Decoder: $p_\theta(x|z)$ , commonly a DCGAN-style network with a Gaussian likelihood.
Aggregate prior divergence: $D(q_\phi(z)\|p(z))$ computed as KL or MMD, with global penalty only.
Optimization: Adam optimizer, learning rates $10^{-3}-10^{-4}$ , batch size $\geq64$ for reliable aggregate statistics (Crescimanna et al., 2019, Serdega et al., 2020).
Auxiliary MI Estimator: Q-network for variational MI bound; parameters updated alternately (or jointly) with VAE.

Distinctively, the VIM objective penalizes the aggregate posterior, not each per-sample posterior, thus freeing $q_\phi(z|x)$ to encode more information while maintaining global regularity.

7. Empirical Impact and Benchmark Results

V-VAE methods consistently yield significant improvements in generative modeling, inference quality, robustness, and representation informativeness:

Model	Dataset	FID ↓	Reconstruction $ℓ_2$ ↓	MI (rate) ↑	Robustness (noisy encodings)
VAE	CIFAR-10	168	8.29	–	degrades under noise
VIMAE(-n/-l)	CIFAR-10	$\approx$ 104	4.74	higher	stable or improves under heavy noise (Crescimanna et al., 2019)
VAE	CelebA	82	–	–	–
VIMAE(-l)	CelebA	$\approx$ 56	–	higher	–

Other benchmarks (e.g., MNIST, Fashion-MNIST) show that MI-augmented models avoid posterior collapse; all latent units remain active with increasing decoder depth (unlike standard VAE), and downstream classification from $z$ improves by $5$–$10$ percentage points.

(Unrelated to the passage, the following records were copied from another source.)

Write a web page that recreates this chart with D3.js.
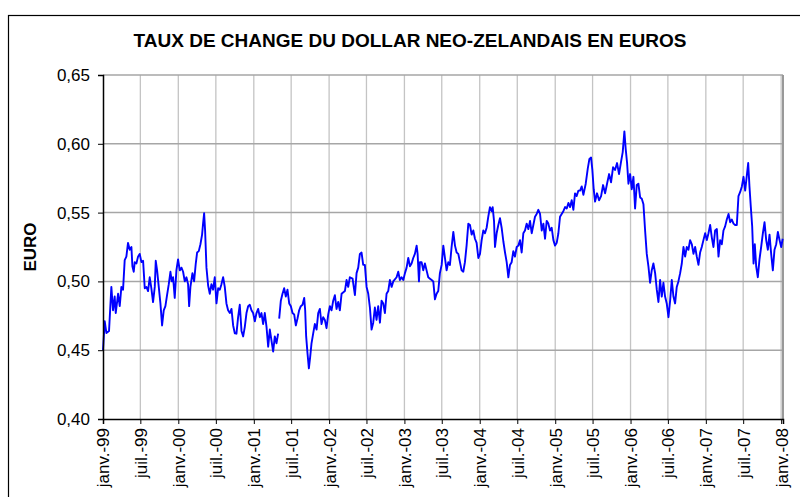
<!DOCTYPE html>
<html>
<head>
<meta charset="utf-8">
<script src="https://cdn.jsdelivr.net/npm/d3@7"></script>
<style>
  body { margin: 0; background: #fff; }
  svg text { font-family: "Liberation Sans", Arial, sans-serif; fill: #000; }
</style>
</head>
<body>
<div id="chart"></div>
<script>
// years elapsed since 1 Jan 1999
var yearsSince1999 = [
  0.000,0.023,0.045,0.080,0.111,0.133,0.155,0.169,0.200,0.222,0.244,0.266,0.288,0.310,0.332,0.355,0.377,0.390,0.408,0.421,
  0.443,0.465,0.487,0.510,0.532,0.554,0.576,0.598,0.620,0.642,0.664,0.687,0.700,0.718,0.740,0.762,0.784,0.806,0.828,0.850,
  0.873,0.895,0.912,0.930,0.952,0.974,0.996,1.019,1.041,1.063,1.085,1.107,1.129,1.143,1.160,1.187,1.209,1.231,1.249,1.271,
  1.293,1.315,1.328,1.342,1.355,1.373,1.395,1.417,1.439,1.461,1.483,1.506,1.528,1.550,1.572,1.594,1.616,1.638,1.660,1.683,
  1.705,1.727,1.749,1.771,1.793,1.815,1.838,1.860,1.882,1.904,1.926,1.948,1.970,1.992,2.015,2.037,2.059,2.081,2.103,2.125,
  2.147,2.170,2.192,2.214,2.236,2.258,2.280,2.302,2.324,2.331,2.338,2.360,2.382,2.404,2.426,2.448,2.471,2.493,2.515,2.537,
  2.559,2.581,2.603,2.625,2.648,2.670,2.683,2.696,2.714,2.732,2.749,2.767,2.789,2.811,2.834,2.856,2.878,2.900,2.922,2.944,
  2.966,2.989,3.011,3.033,3.055,3.077,3.099,3.121,3.143,3.166,3.210,3.232,3.254,3.276,3.312,3.343,3.365,3.387,3.409,3.431,
  3.453,3.475,3.498,3.520,3.542,3.564,3.586,3.608,3.630,3.652,3.675,3.697,3.719,3.741,3.763,3.785,3.807,3.830,3.852,3.896,
  3.918,3.940,3.962,3.985,4.007,4.029,4.051,4.073,4.095,4.117,4.139,4.162,4.175,4.193,4.206,4.228,4.250,4.272,4.294,4.316,
  4.339,4.361,4.383,4.405,4.427,4.449,4.471,4.494,4.516,4.538,4.560,4.582,4.604,4.626,4.649,4.671,4.693,4.715,4.737,4.759,
  4.781,4.803,4.825,4.848,4.870,4.892,4.914,4.936,4.958,4.981,5.003,5.025,5.047,5.069,5.091,5.113,5.135,5.158,5.171,5.189,
  5.202,5.224,5.246,5.268,5.290,5.313,5.335,5.357,5.379,5.401,5.423,5.445,5.467,5.490,5.512,5.534,5.556,5.578,5.600,5.622,
  5.645,5.667,5.689,5.711,5.733,5.755,5.777,5.800,5.822,5.844,5.866,5.888,5.910,5.932,5.954,5.977,5.999,6.021,6.043,6.065,
  6.087,6.109,6.132,6.154,6.176,6.198,6.220,6.242,6.264,6.286,6.309,6.331,6.353,6.375,6.406,6.433,6.455,6.477,6.494,6.512,
  6.530,6.556,6.583,6.610,6.636,6.663,6.689,6.716,6.742,6.769,6.795,6.822,6.848,6.875,6.897,6.919,6.937,6.955,6.973,6.995,
  7.017,7.039,7.061,7.083,7.105,7.128,7.150,7.172,7.194,7.216,7.238,7.260,7.282,7.304,7.327,7.349,7.371,7.393,7.415,7.437,
  7.459,7.481,7.504,7.526,7.548,7.570,7.592,7.614,7.636,7.659,7.681,7.703,7.725,7.747,7.769,7.791,7.814,7.836,7.858,7.880,
  7.902,7.924,7.946,7.968,7.991,8.013,8.035,8.057,8.079,8.101,8.123,8.146,8.168,8.190,8.212,8.234,8.256,8.278,8.301,8.323,
  8.345,8.367,8.389,8.411,8.433,8.456,8.478,8.500,8.522,8.544,8.562,8.579,8.597,8.615,8.633,8.650,8.668,8.690,8.712,8.734,
  8.757,8.779,8.801,8.823,8.845,8.867,8.889,8.911,8.934,8.956,8.978,9.000,9.020
];
// NZD in EUR (null = missing quotes)
var eurPerNzd = [
  0.450,0.471,0.4625,0.464,0.496,0.479,0.489,0.477,0.491,0.482,0.496,0.494,0.5155,0.518,0.528,0.523,0.525,0.511,0.507,0.514,
  0.513,0.518,0.520,0.514,0.515,0.495,0.496,0.493,0.503,0.495,0.485,0.496,0.515,0.508,0.496,0.484,0.468,0.479,0.482,0.490,
  0.498,0.507,0.500,0.503,0.488,0.508,0.516,0.508,0.510,0.507,0.500,0.503,0.498,0.482,0.496,0.506,0.500,0.513,0.521,0.522,
  0.527,0.534,0.542,0.5495,0.537,0.510,0.497,0.491,0.498,0.494,0.503,0.484,0.495,0.494,0.498,0.503,0.496,0.484,0.479,0.477,
  0.480,0.468,0.4623,0.462,0.474,0.483,0.464,0.460,0.467,0.477,0.482,0.483,0.479,0.477,0.471,0.477,0.480,0.474,0.477,0.469,
  0.477,0.467,0.4525,0.465,0.457,0.449,0.460,0.455,0.462,null,0.473,0.486,0.491,0.495,0.489,0.494,0.484,0.482,0.477,0.476,
  0.468,0.473,0.479,0.482,0.483,0.488,0.479,0.460,0.4477,0.4368,0.445,0.455,0.462,0.469,0.465,0.477,0.480,0.469,0.474,0.472,
  0.466,0.476,0.482,0.479,0.486,0.490,0.480,0.485,0.479,0.491,0.493,0.501,0.496,0.503,0.502,0.490,0.506,0.510,0.520,0.521,
  0.512,0.512,0.496,0.491,0.481,0.465,0.470,0.481,0.472,0.482,0.470,0.486,0.484,0.477,0.491,0.493,0.501,0.496,0.500,0.503,
  0.507,0.501,0.503,0.501,0.506,0.510,0.517,0.511,0.513,0.517,0.520,0.526,0.520,0.500,0.514,0.514,0.508,0.513,0.508,0.503,
  0.502,0.501,0.500,0.487,0.491,0.493,0.506,0.512,0.526,0.517,0.508,0.514,0.512,0.525,0.536,0.526,0.521,0.520,0.514,0.508,
  0.507,0.514,0.526,0.542,0.541,0.534,0.537,0.531,0.528,0.517,0.520,0.530,0.537,0.535,0.539,0.547,0.554,0.551,0.554,0.544,
  0.525,0.535,0.541,0.546,0.539,0.529,0.521,0.514,0.503,0.512,0.514,0.522,0.518,0.525,0.526,0.530,0.521,0.535,0.537,0.542,
  0.538,0.544,0.535,0.541,0.547,0.549,0.552,0.549,0.537,0.542,0.531,0.544,0.542,0.537,0.539,0.530,0.526,0.528,0.535,0.547,
  0.549,0.551,0.554,0.553,0.557,0.554,0.559,0.552,0.564,0.562,0.566,0.566,0.569,0.563,0.571,0.582,0.589,0.590,0.581,0.567,
  0.558,0.564,0.559,0.562,0.570,0.564,0.571,0.578,0.572,0.583,0.581,0.586,0.578,0.587,0.594,0.609,0.596,0.586,0.571,0.578,
  0.567,0.576,0.553,0.570,0.571,0.561,0.560,0.556,0.537,0.520,0.511,0.499,0.508,0.513,0.506,0.494,0.485,0.501,0.489,0.499,
  0.489,0.484,0.474,0.486,0.501,0.489,0.484,0.496,0.500,0.506,0.513,0.525,0.518,0.525,0.523,0.530,0.527,0.520,0.525,0.518,
  0.512,0.521,0.525,0.530,0.535,0.530,0.535,0.541,0.532,0.525,0.537,0.538,0.518,0.530,0.527,0.537,0.540,0.545,0.549,0.543,
  0.545,0.542,0.541,0.541,0.562,0.565,0.569,0.576,0.566,0.577,0.586,0.569,0.554,0.540,0.513,0.527,0.511,0.503,0.516,0.525,
  0.535,0.543,0.530,0.523,0.534,0.520,0.508,0.523,0.527,0.536,0.530,0.525,0.531
];
var yTicks = [0.40, 0.45, 0.50, 0.55, 0.60, 0.65];
var monthNames = ["janv.", "févr.", "mars", "avr.", "mai", "juin", "juil.", "août", "sept.", "oct.", "nov.", "déc."];

var W = 800, H = 497;
var margin = {top: 75, right: 17, bottom: 78, left: 103};
var width = W - margin.left - margin.right,
    height = H - margin.top - margin.bottom;

var start = Date.UTC(1999, 0, 1);
function toDate(t) { return new Date(start + t * 365.25 * 864e5); }

var data = yearsSince1999.map(function(t, i) { return {date: toDate(t), value: eurPerNzd[i]}; });

var svg = d3.select("#chart").append("svg")
    .attr("width", W)
    .attr("height", H);

// outer chart frame
svg.append("rect")
    .attr("x", 8.5).attr("y", 15.5)
    .attr("width", W).attr("height", H)
    .attr("fill", "none").attr("stroke", "#000").attr("stroke-width", 1.2);

svg.append("text")
    .attr("x", 410).attr("y", 47)
    .attr("text-anchor", "middle")
    .style("font-size", "19px").style("font-weight", "bold")
    .text("TAUX DE CHANGE DU DOLLAR NEO-ZELANDAIS EN EUROS");

var g = svg.append("g")
    .attr("transform", "translate(" + margin.left + "," + margin.top + ")");

var x = d3.scaleUtc()
    .domain([new Date(start), new Date(Date.UTC(2008, 0, 10))])
    .range([0, width]);
var y = d3.scaleLinear()
    .domain([0.40, 0.65])
    .range([height, 0]);

var xTicks = d3.utcMonth.every(6).range(new Date(start), new Date(Date.UTC(2008, 0, 2)));

// grid
g.selectAll(".vgrid").data(xTicks.slice(1)).enter().append("line")
    .attr("class", "vgrid")
    .attr("x1", function(d) { return x(d); }).attr("x2", function(d) { return x(d); })
    .attr("y1", 0).attr("y2", height)
    .attr("stroke", "#c4c4c4").attr("stroke-width", 1.3);
g.selectAll(".hgrid").data(yTicks.slice(1)).enter().append("line")
    .attr("class", "hgrid")
    .attr("x1", 0).attr("x2", width)
    .attr("y1", function(d) { return y(d); }).attr("y2", function(d) { return y(d); })
    .attr("stroke", "#a6a6a6").attr("stroke-width", 1.5);
// right plot border
g.append("line")
    .attr("x1", width).attr("x2", width).attr("y1", 0).attr("y2", height)
    .attr("stroke", "#999").attr("stroke-width", 2);

// the series
var line = d3.line()
    .defined(function(d) { return d.value !== null; })
    .x(function(d) { return x(d.date); })
    .y(function(d) { return y(d.value); });
g.append("path")
    .datum(data)
    .attr("d", line)
    .attr("fill", "none")
    .attr("stroke", "#0000ff")
    .attr("stroke-width", 1.9)
    .attr("stroke-linejoin", "round");

// axes
var xAxis = g.append("g")
    .attr("transform", "translate(0," + height + ")")
    .call(d3.axisBottom(x).tickValues(xTicks).tickSize(5)
      .tickFormat(function(d) { return monthNames[d.getUTCMonth()] + "-" + d3.utcFormat("%y")(d); }));
xAxis.select(".domain").attr("stroke-width", 1.5);
xAxis.selectAll("text")
    .style("font-size", "17px")
    .attr("text-anchor", "end")
    .attr("transform", "rotate(-90)")
    .attr("x", -9).attr("y", 0).attr("dy", "0.35em");

var yAxis = g.append("g")
    .call(d3.axisLeft(y).tickValues(yTicks).tickSize(5)
      .tickFormat(function(d) { return d3.format(".2f")(d).replace(".", ","); }));
yAxis.select(".domain").attr("stroke-width", 1.5);
yAxis.selectAll("text").style("font-size", "17px").attr("x", -13);

svg.append("text")
    .attr("transform", "translate(36," + (margin.top + height / 2) + ") rotate(-90)")
    .attr("text-anchor", "middle")
    .style("font-size", "17px").style("font-weight", "bold")
    .text("EURO");
</script>
</body>
</html>
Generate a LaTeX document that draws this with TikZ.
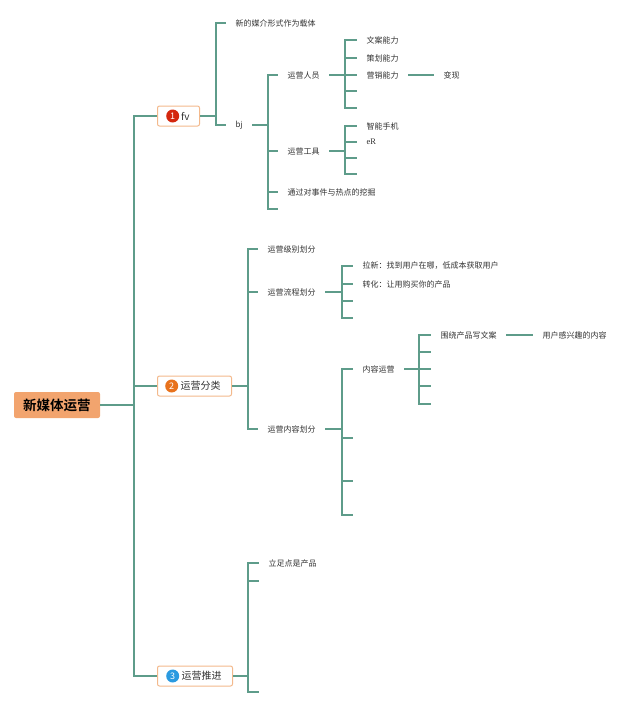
\documentclass[tikz,border=0pt]{standalone}
\usepackage{fontspec}
\newfontfamily\cjk{Noto Sans CJK SC}[BoldFont={Noto Sans CJK SC Bold}]
\newfontfamily\lserif{Liberation Serif}
\usetikzlibrary{positioning}
\definecolor{linegreen}{HTML}{5E9C8A}
\definecolor{rootorange}{HTML}{F2A46E}
\definecolor{boxorange}{HTML}{F3B98C}
\definecolor{numred}{HTML}{D4270E}
\definecolor{numorange}{HTML}{E8721C}
\definecolor{numblue}{HTML}{2A9AE0}
\definecolor{textgray}{HTML}{333333}
\tikzset{
  conn/.style    = { draw=linegreen, line width=1.4pt },
  rootbox/.style = { fill=rootorange, rounded corners=2pt, minimum width=86pt,
    minimum height=26pt, inner sep=0pt, font=\cjk\bfseries\fontsize{13.5}{14}\selectfont },
  topic/.style   = { draw=boxorange, line width=1pt, fill=white, rounded corners=2pt,
    minimum height=20pt, anchor=west, inner sep=0pt },
  num/.style     = { circle, inner sep=0pt, minimum size=13pt, text=white,
    font=\cjk\fontsize{9}{9}\selectfont },
  topictxt/.style= { inner sep=0pt, text=textgray, font=\cjk\fontsize{10}{10}\selectfont },
  leaf/.style    = { anchor=west, inner sep=0pt, outer xsep=9.5pt, text=textgray,
    font=\cjk\fontsize{8}{8}\selectfont }
}
\begin{document}
\begin{tikzpicture}[x=1pt,y=-1pt]
  \useasboundingbox (0,0) rectangle (640,707);
  % root and main topics
  \node[rootbox] (root) at (57,405) {新媒体运营};
  \coordinate (rj) at (134,405);
  \node[topic, minimum width=42pt] (b1) at (157,116) {};
  \node[num, fill=numred, right=9pt of b1.west] (n1) {1};
  \node[topictxt, right=1.5pt of n1] (t1) {fv};
  \node[topic, minimum width=74pt] (b2) at (157,386) {};
  \node[num, fill=numorange, right=8pt of b2.west] (n2) {2};
  \node[topictxt, right=2pt of n2] (t2) {运营分类};
  \node[topic, minimum width=75pt] (b3) at (157,676) {};
  \node[num, fill=numblue, right=9pt of b3.west] (n3) {3};
  \node[topictxt, right=2pt of n3] (t3) {运营推进};
  \draw[conn] (root) -- (rj);
  \draw[conn] (rj) |- (b1.west);
  \draw[conn] (rj) |- (b2.west);
  \draw[conn] (rj) |- (b3.west);

  % 1: fv
  \coordinate (b1j) at (216,116);
  \node[leaf] (c11) at (226,23) {新的媒介形式作为载体};
  \node[leaf] (c12) at (226,125) {bj};
  \draw[conn] (b1.east) -- (b1j);
  \draw[conn] (b1j) |- (c11.west);
  \draw[conn] (b1j) |- (c12.west);

  \coordinate (dj) at (268,125);
  \node[leaf] (d1) at (278,75) {运营人员};
  \node[leaf] (d2) at (278,151) {运营工具};
  \node[leaf] (d3) at (278,192) {通过对事件与热点的挖掘};
  \coordinate (d4) at (278,209);
  \draw[conn] (c12.east) -- (dj);
  \foreach \n in {d1,d2,d3} \draw[conn] (dj) |- (\n.west);
  \draw[conn] (dj) |- (d4);

  \coordinate (ej) at (345,75);
  \node[leaf] (e1) at (357,40) {文案能力};
  \node[leaf] (e2) at (357,58) {策划能力};
  \node[leaf] (e3) at (357,75) {营销能力};
  \node[leaf] (f1) at (434,75) {变现};
  \draw[conn] (d1.east) -- (ej);
  \foreach \n in {e1,e2,e3} \draw[conn] (ej) |- (\n.west);
  \foreach \y/\n in {91/e4,108/e5} {
    \coordinate (\n) at (357,\y);
    \draw[conn] (ej) |- (\n);
  }
  \draw[conn] (e3.east) -- (f1.west);

  \coordinate (gj) at (345,151);
  \node[leaf] (g1) at (357,126) {智能手机};
  \node[leaf, font=\lserif\fontsize{8.5}{8.5}\selectfont] (g2) at (357,142) {eR};
  \draw[conn] (d2.east) -- (gj);
  \foreach \n in {g1,g2} \draw[conn] (gj) |- (\n.west);
  \foreach \y/\n in {158/g3,174/g4} {
    \coordinate (\n) at (357,\y);
    \draw[conn] (gj) |- (\n);
  }

  % 2: 运营分类
  \coordinate (b2j) at (248,386);
  \node[leaf] (h1) at (258,249) {运营级别划分};
  \node[leaf] (h2) at (258,292) {运营流程划分};
  \node[leaf] (h3) at (258,429) {运营内容划分};
  \draw[conn] (b2.east) -- (b2j);
  \foreach \n in {h1,h2,h3} \draw[conn] (b2j) |- (\n.west);

  \coordinate (ij) at (342,292);
  \node[leaf] (i1) at (353,266) {拉新：找到用户在哪，低成本获取用户};
  \node[leaf] (i2) at (353,284) {转化：让用购买你的产品};
  \draw[conn] (h2.east) -- (ij);
  \foreach \n in {i1,i2} \draw[conn] (ij) |- (\n.west);
  \foreach \y/\n in {301/i3,318/i4} {
    \coordinate (\n) at (353,\y);
    \draw[conn] (ij) |- (\n);
  }

  \coordinate (jj) at (342,429);
  \node[leaf] (j1) at (353,369) {内容运营};
  \draw[conn] (h3.east) -- (jj);
  \draw[conn] (jj) |- (j1.west);
  \foreach \y/\n in {438/j2,481/j3,515/j4} {
    \coordinate (\n) at (353,\y);
    \draw[conn] (jj) |- (\n);
  }

  \coordinate (kj) at (419,369);
  \node[leaf] (k1) at (431,335) {围绕产品写文案};
  \node[leaf] (l1) at (533,335) {用户感兴趣的内容};
  \draw[conn] (j1.east) -- (kj);
  \draw[conn] (kj) |- (k1.west);
  \foreach \y/\n in {352/k2,369/k3,386/k4,404/k5} {
    \coordinate (\n) at (431,\y);
    \draw[conn] (kj) |- (\n);
  }
  \draw[conn] (k1.east) -- (l1.west);

  % 3: 运营推进
  \coordinate (b3j) at (248,676);
  \node[leaf] (m1) at (259,563) {立足点是产品};
  \draw[conn] (b3.east) -- (b3j);
  \draw[conn] (b3j) |- (m1.west);
  \foreach \y/\n in {581/m2,692/m3} {
    \coordinate (\n) at (259,\y);
    \draw[conn] (b3j) |- (\n);
  }
\end{tikzpicture}
\end{document}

In semi-supervised and noisily labeled settings, VIM-VAE methods provide both generative and inferential robustness beyond that of $\beta$ -VAE and InfoVAE (Crescimanna et al., 2019, Rezaabad et al., 2019, Serdega et al., 2020).

8. Limitations, Practical Considerations, and Current Directions

Overhead: Auxiliary networks for MI estimation introduce computation and memory cost, especially for high-dimensional latents (Rezaabad et al., 2019).
Hyperparameter Sensitivity: Performance depends on MI regularizer strength and prior entropy; excessive MI penalization can hurt sample quality if $q_\phi(z)$ diverges from $p(z)$ (Rezaabad et al., 2019).
Batch Size: Reliable MI estimation (especially via aggregate KL) requires sufficiently large batch sizes (Wan et al., 2020).
Disentanglement: While MI maximization preserves information, it does not itself guarantee axis-aligned or factorized latent structure; explicit disentanglement may require further structural bias (Rezaabad et al., 2019, Crescimanna et al., 2019).

V-VAE variants remain at the forefront of research on robust, informative generative models and serve as the basis for work in controllable generation, semi-supervised learning, hierarchical latents, and robust Bayesian inference across modalities.